This reading carries on from here.
The next chapter in Industrial Society and Its Future is ‘Two Kinds of Technology’. Here Kaczynski works to counter the argument that technological progress is so inevitable that revolutionary efforts are futile.
First, Kaczynski distinguishes between two different scales of technology. Small-scale technology is different to organised-scale technology. The former is technology that can be used by communities without outside help, such as simple crafting or metalsmithing. This kind of technology can survive a collapse of the industrial system, unlike (e.g.) refrigerator manufacturing.
Because organised-scale technology is dependent on other organised-scale technology, any collapse of the industrial system would take centuries to rebuild, if it ever happened. In any case, there’s no guarantee that a medieval society would even develop an industrial system again. It didn’t happen in India, China or the Middle East. It is therefore still worth opposing organised-scale technology, even if opposing small-scale technology is meaningless.
The final section in this manifesto is titled ‘The Danger of Leftism’. Kaczynski exhorts anti-technology revolutionaries to take a resolutely anti-left stance from the beginning, otherwise they will get co-opted. Leftism is incompatible with freedom, because it is collectivist and seeks to bind the entire world into a single whole. Because collectivism is only possible with technology, leftists will never really support it.
Some leftists claim to oppose technology, but they only do so as long as that technology and the system is in the hands of non-leftists. Much like censorship and academic freedom, whether or not leftists support it depends on whether or not they are in charge. They cannot be trusted because they will double-cross anyone they work with.
For many people, leftism fills the same psychological niche filled by religion. The leftist needs to believe in it. Kaczynski notes here that leftists are driven by a compulsion to impose their beliefs onto everyone. “Everything contrary to leftist beliefs represents Sin.”
Leftists seek power through identification with a social movement; helping that movement attain its goals helps satisfy that leftist’s power process. However, the desires of the leftist are infinite. They are not satisfied with anything; they demand total control. “…as long as anyone harbors in some corner of his mind a negative attitude toward some minority, the leftist has to re-educated him. And ethnic minorities are not enough; no one can be allowed to have a negative attitude toward homosexuals, disabled people, fat people, old people, ugly people, and on and on and on…”
The leftists will never stop until they have complete control. Even if you gave them everything they wanted, they would soon want more.
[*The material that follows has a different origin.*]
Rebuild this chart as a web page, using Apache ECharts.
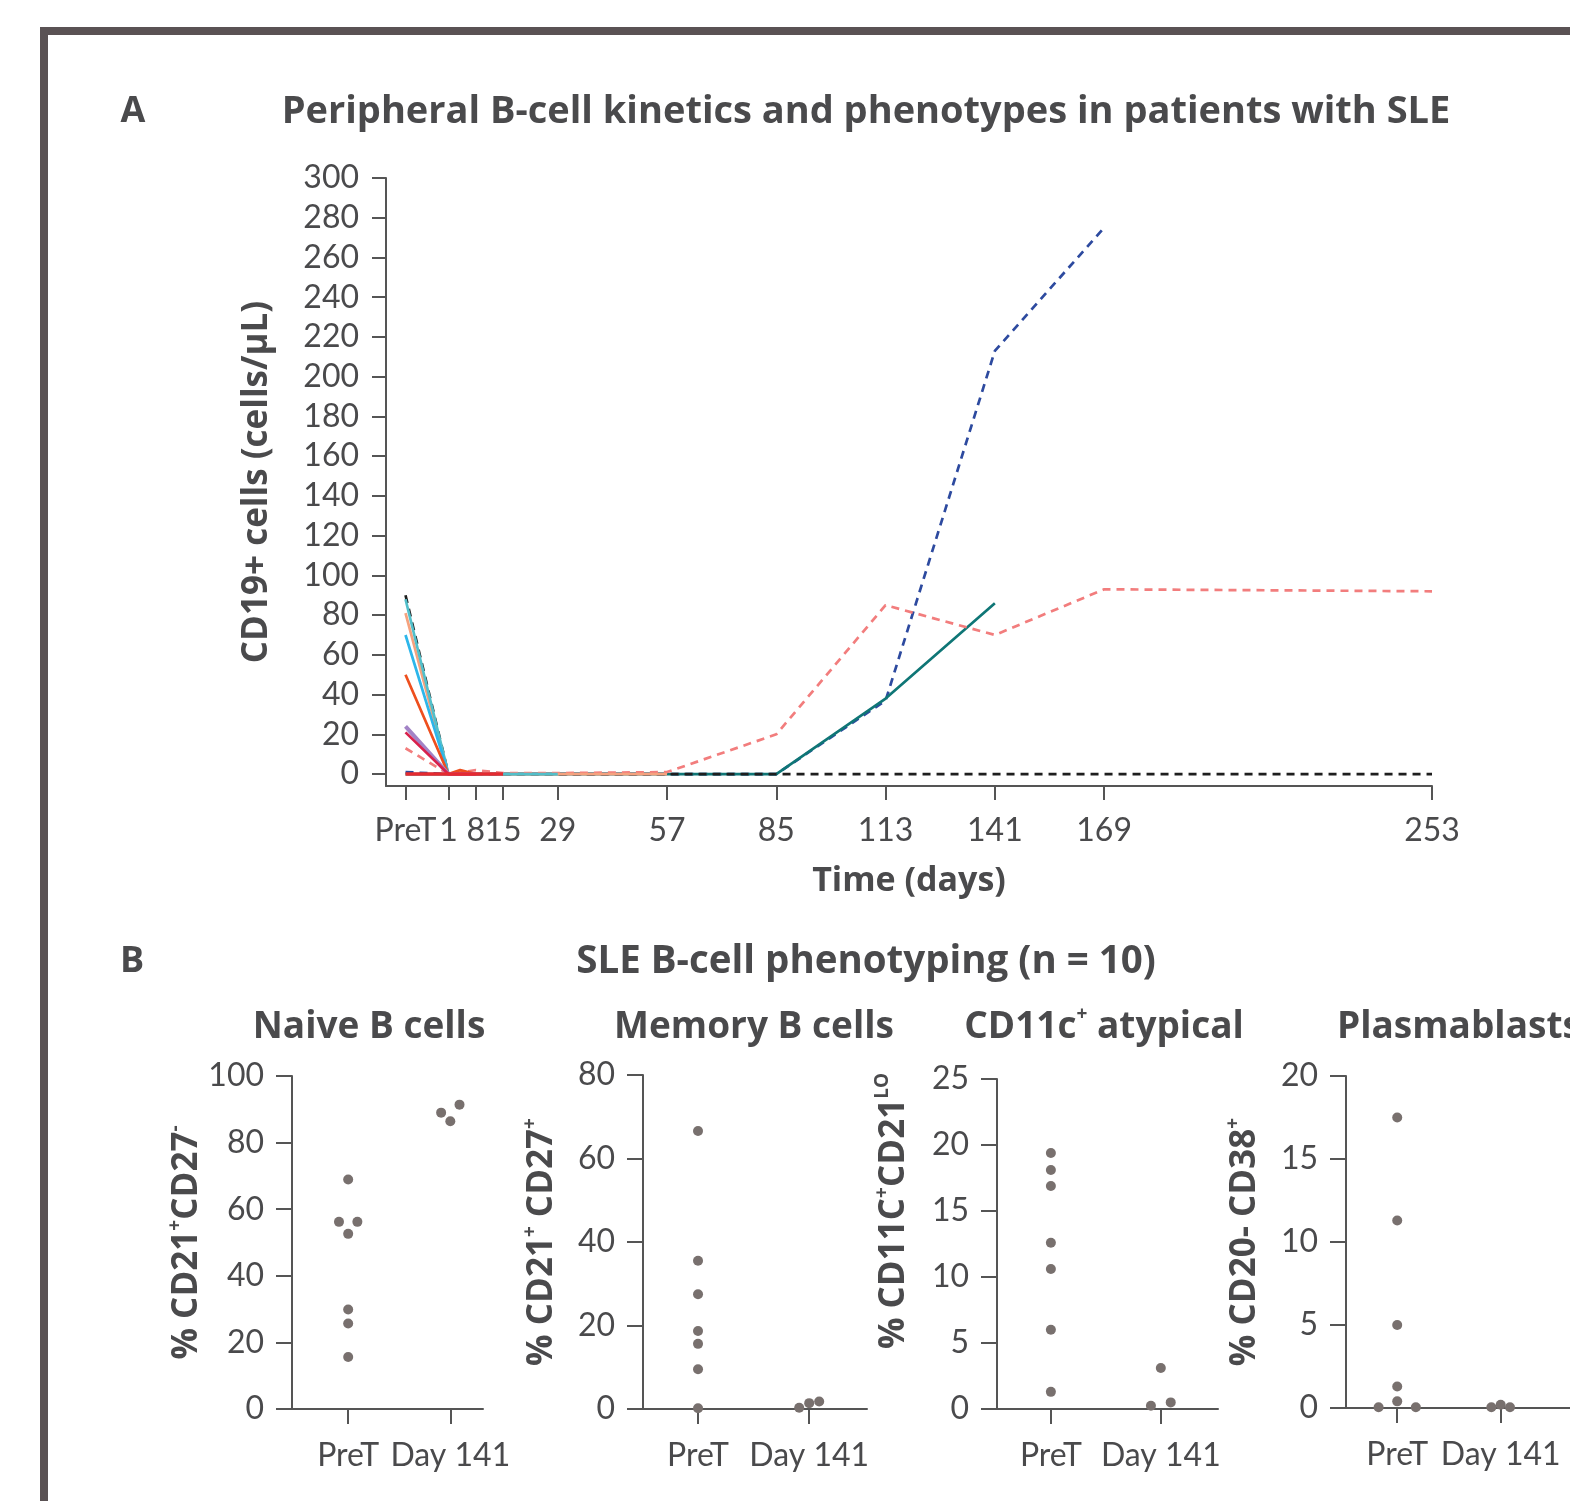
<!DOCTYPE html>
<html>
<head>
<meta charset="utf-8">
<script src="https://cdn.jsdelivr.net/npm/echarts@6/dist/echarts.min.js"></script>
<style>
html, body { margin: 0; padding: 0; background: #fff; }
#main { width: 1570px; height: 1501px; }
</style>
</head>
<body>
<div id="main"></div>
<script>
var dom = document.getElementById('main');
var myChart = echarts.init(dom);

// ---- panel A data: CD19+ cells per µL; PreT is drawn at day -10
var days = [-10, 1, 4, 8, 15, 29, 57, 85, 113, 141, 169, 253];
var tickDays = [-10, 1, 8, 15, 29, 57, 85, 113, 141, 169, 253];
var tickDayLabels = ['PreT', '1', '8', '15', '29', '57', '85', '113', '141', '169', '253'];
var yTicksA = [0, 20, 40, 60, 80, 100, 120, 140, 160, 180, 200, 220, 240, 260, 280, 300];

var ptNavy    = [1, 0, null, 0, 0, 0, 0, 0, 37, 213, 275, null];
var ptTealDk  = [0, 0, null, 0, 0, 0, 0, 0, 38, 86, null, null];
var ptBlack   = [90, 0, null, 0, 0, 0, 0, 0, 0, 0, 0, 0];
var ptPink    = [13, 0, null, 2, 0.5, 0.5, 1, 20, 85, 70, 93, 92];
var ptSalmon  = [81, 0, null, 0, 0, 0, 0, null, null, null, null, null];
var ptTealLt  = [88, 0, null, 0, 0, 0, null, null, null, null, null, null];
var ptBlue    = [70, 0, null, 0, null, null, null, null, null, null, null, null];
var ptOrange  = [50, 0, 2, 0, null, null, null, null, null, null, null, null];
var ptPurple  = [24, 0, null, 0, null, null, null, null, null, null, null, null];
var ptCrimson = [21, 0, null, 0, null, null, null, null, null, null, null, null];
var ptRed     = [0, 0, null, 0, 0, null, null, null, null, null, null, null];

// ---- panel B data: % of B cells, PreT and Day 141
var groups = ['PreT', 'Day 141'];
var naivePre   = [68.9, 56.2, 56.2, 52.6, 29.9, 25.7, 15.6];
var naivePreJ  = [0, -1, 1, 0, 0, 0, 0];
var naiveD141  = [89, 86.4, 91.4];
var naiveD141J = [-1, 0, 1];

var memPre   = [66.6, 35.5, 27.5, 18.7, 15.6, 9.5, 0.2];
var memPreJ  = [0, 0, 0, 0, 0, 0, 0];
var memD141  = [0.3, 1.4, 1.8];
var memD141J = [-1, 0, 1];

var atyPre   = [19.4, 18.1, 16.9, 12.6, 10.6, 6.0, 1.3];
var atyPreJ  = [0, 0, 0, 0, 0, 0, 0];
var atyD141  = [0.25, 3.1, 0.5];
var atyD141J = [-1, 0, 1];

var plasPre   = [17.5, 11.3, 5.0, 1.3, 0.4, 0.05, 0.05];
var plasPreJ  = [0, 0, 0, 0, 0, -2, 2];
var plasD141  = [0.05, 0.2, 0.05];
var plasD141J = [-1, 0, 1];

var FONT = 'Lato';
var BFONT = 'Open Sans';
var TXT = '#4a4a4c';
var AX = '#555555';
var DOT = '#78706e';

function pairs(vals) {
    return days.map(function (d, i) { return [d, vals[i]]; })
        .filter(function (p) { return p[1] !== null; });
}
function dots(pre, preJ, d141, d141J) {
    var out = [];
    pre.forEach(function (v, i) { out.push([1 + preJ[i] * 0.09, v]); });
    d141.forEach(function (v, i) { out.push([2 + d141J[i] * 0.09, v]); });
    return out;
}
function lineSeries(vals, color, dashed, width) {
    return {
        type: 'line', xAxisIndex: 0, yAxisIndex: 0,
        data: pairs(vals), symbol: 'none', animation: false,
        lineStyle: { color: color, width: width || 2.7, type: dashed ? [8, 6] : 'solid' }
    };
}

var labelStyle = { fontFamily: FONT, fontSize: 32, color: TXT };
var nameStyle = { fontFamily: BFONT, fontSize: 35, fontWeight: 'bold', color: TXT };
var supRich = {
    a: { fontFamily: BFONT, fontSize: 35, fontWeight: 'bold', color: TXT, lineHeight: 42 },
    s: { fontFamily: BFONT, fontSize: 19, fontWeight: 'bold', color: TXT, lineHeight: 22, verticalAlign: 'top' }
};

// panel B subplot layout
var subs = [
    { left: 292, top: 1076, width: 191, height: 333, min: 0.45, max: 2.32, ymax: 100, step: 20,
      name: '{a|% CD21}{s|+}{a|CD27}{s|-}', pad: 0, gap: 80 },
    { left: 643, top: 1075, width: 224, height: 334, min: 0.505, max: 2.52, ymax: 80, step: 20,
      name: '{a|% CD21}{s|+}{a| CD27}{s|+}', pad: 0, gap: 80 },
    { left: 997, top: 1079, width: 221, height: 330, min: 0.51, max: 2.52, ymax: 25, step: 5,
      name: '{a|% CD11C}{s|+}{a|CD21}{s|LO}', pad: 66, gap: 82 },
    { left: 1346, top: 1076, width: 240, height: 332, min: 0.505, max: 2.67, ymax: 20, step: 5,
      name: '{a|% CD20- CD38}{s|+}', pad: 0, gap: 80 }
];
var subData = [
    dots(naivePre, naivePreJ, naiveD141, naiveD141J),
    dots(memPre, memPreJ, memD141, memD141J),
    dots(atyPre, atyPreJ, atyD141, atyD141J),
    dots(plasPre, plasPreJ, plasD141, plasD141J)
];

var grids = [{ left: 386, top: 178, width: 1046, height: 608 }];
var xAxes = [{
    type: 'value', gridIndex: 0, min: -15, max: 253,
    axisLine: { onZero: false, lineStyle: { color: AX, width: 2 } },
    axisTick: { length: 14, lineStyle: { color: AX, width: 2 }, customValues: tickDays },
    axisLabel: Object.assign({ margin: 29, customValues: tickDays,
        formatter: function (v) { return tickDayLabels[tickDays.indexOf(v)]; } }, labelStyle),
    splitLine: { show: false },
    name: 'Time (days)', nameLocation: 'middle', nameGap: 78,
    nameTextStyle: Object.assign({}, nameStyle, { fontSize: 34 })
}];
var yAxes = [{
    type: 'value', gridIndex: 0, min: -6, max: 300,
    axisLine: { show: true, onZero: false, lineStyle: { color: AX, width: 2 } },
    axisTick: { show: true, length: 14, lineStyle: { color: AX, width: 2 }, customValues: yTicksA },
    axisLabel: Object.assign({ margin: 27, customValues: yTicksA }, labelStyle),
    splitLine: { show: false },
    name: 'CD19+ cells (cells/µL)', nameLocation: 'middle', nameGap: 111, nameTextStyle: nameStyle
}];
var series = [
    lineSeries(ptNavy, '#2d4a9f', true),
    lineSeries(ptTealDk, '#0f7676', false),
    lineSeries(ptBlack, '#1e1e1e', true),
    lineSeries(ptPink, '#f27d7d', true),
    lineSeries(ptSalmon, '#f5a27e', false),
    lineSeries(ptTealLt, '#52bfca', false),
    lineSeries(ptBlue, '#2db6ea', false),
    lineSeries(ptOrange, '#ee4f1e', false),
    lineSeries(ptPurple, '#a283c6', false, 4),
    lineSeries(ptCrimson, '#d8204c', false),
    lineSeries(ptRed, '#e52a30', false, 3.5)
];

subs.forEach(function (s, k) {
    var gi = k + 1;
    grids.push({ left: s.left, top: s.top, width: s.width, height: s.height });
    xAxes.push({
        type: 'value', gridIndex: gi, min: s.min, max: s.max,
        axisLine: { onZero: false, lineStyle: { color: AX, width: 2 } },
        axisTick: { length: 15, lineStyle: { color: AX, width: 2 }, customValues: [1, 2] },
        axisLabel: Object.assign({ margin: 31, customValues: [1, 2],
            formatter: function (v) { return groups[v - 1]; } }, labelStyle),
        splitLine: { show: false }
    });
    yAxes.push({
        type: 'value', gridIndex: gi, min: 0, max: s.ymax, interval: s.step,
        axisLine: { show: true, onZero: false, lineStyle: { color: AX, width: 2 } },
        axisTick: { show: true, length: 16, lineStyle: { color: AX, width: 2 } },
        axisLabel: Object.assign({ margin: 28 }, labelStyle),
        splitLine: { show: false },
        name: s.name, nameLocation: 'middle', nameGap: s.gap,
        nameTextStyle: Object.assign({ rich: supRich, padding: [0, 0, 0, s.pad] }, nameStyle)
    });
    series.push({
        type: 'scatter', xAxisIndex: gi, yAxisIndex: gi, data: subData[k],
        symbolSize: 10, itemStyle: { color: DOT, opacity: 1 }, animation: false
    });
});

function txt(x, y, text, size, extra) {
    return {
        type: 'text', x: x, y: y, silent: true,
        style: Object.assign({ text: text, fontFamily: BFONT, fontSize: size, fontWeight: 'bold',
            fill: TXT, align: 'center', verticalAlign: 'middle' }, extra || {})
    };
}

var option = {
    backgroundColor: '#ffffff',
    grid: grids,
    xAxis: xAxes,
    yAxis: yAxes,
    series: series,
    graphic: [
        { type: 'rect', silent: true, shape: { x: 44, y: 31, width: 1700, height: 1700 },
          style: { fill: 'none', stroke: '#5a5254', lineWidth: 8 } },
        txt(133, 112, 'A', 36),
        txt(866, 112, 'Peripheral B-cell kinetics and phenotypes in patients with SLE', 38),
        txt(132, 962, 'B', 36),
        txt(866, 962, 'SLE B-cell phenotyping (n = 10)', 38.5),
        txt(369, 1027, 'Naive B cells', 37),
        txt(754, 1027, 'Memory B cells', 37),
        txt(1104, 1027, '{a|CD11c}{s|+}{a| atypical}', 37, {
            rich: { a: { fontFamily: BFONT, fontSize: 37, fontWeight: 'bold', fill: TXT, lineHeight: 44 },
                    s: { fontFamily: BFONT, fontSize: 19, fontWeight: 'bold', fill: TXT, lineHeight: 24, verticalAlign: 'top' } }
        }),
        txt(1337, 1027, 'Plasmablasts', 37, { align: 'left' })
    ]
};

if (option && typeof option === 'object') {
    myChart.setOption(option);
}
</script>
</body>
</html>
Ultimately the leftist is not motivated by good, but by the desire to fulfill their will to power by imposing it on society. Most leftists are driven heavily by the desire to impose their own morality on everyone else. Individual tendencies towards liberty don’t change this general trend.
Identifying the leftist is not difficult. They inevitably identify with the victim, and with the collective. They tend to be against individualism, competition and violence, although they readily find excuses for violent leftists. “Maybe the best diagnostic trait of the leftist is his tendency to sympathize with the following movements: feminism, gay rights, ethnic rights, disability rights, animal rights, political correctness.” (a previous article here would describe them as horizontalists.
The manifesto ends with a number of footnotes; there is no conclusion or summary. The reader is left with the feeling that Kaczynski was an extremely intelligent man who saw very deeply into the nature of reality, but who was not necessarily able to pull everything he knew into a coherent worldview, perhaps on account of some psychological disturbance.
This may have been a result of Kaczynski’s apparent lack of spiritual belief. Many of the problems he attributes to the techno-industrial system could just as well be argued to be problems with materialism. Yet, the absence of spiritual knowledge and the consequences of this are not addressed by Kaczynski. It could be said that Kaczynski, despite his immense insight, was fighting his own shadow to a large extent, in the form of materialism.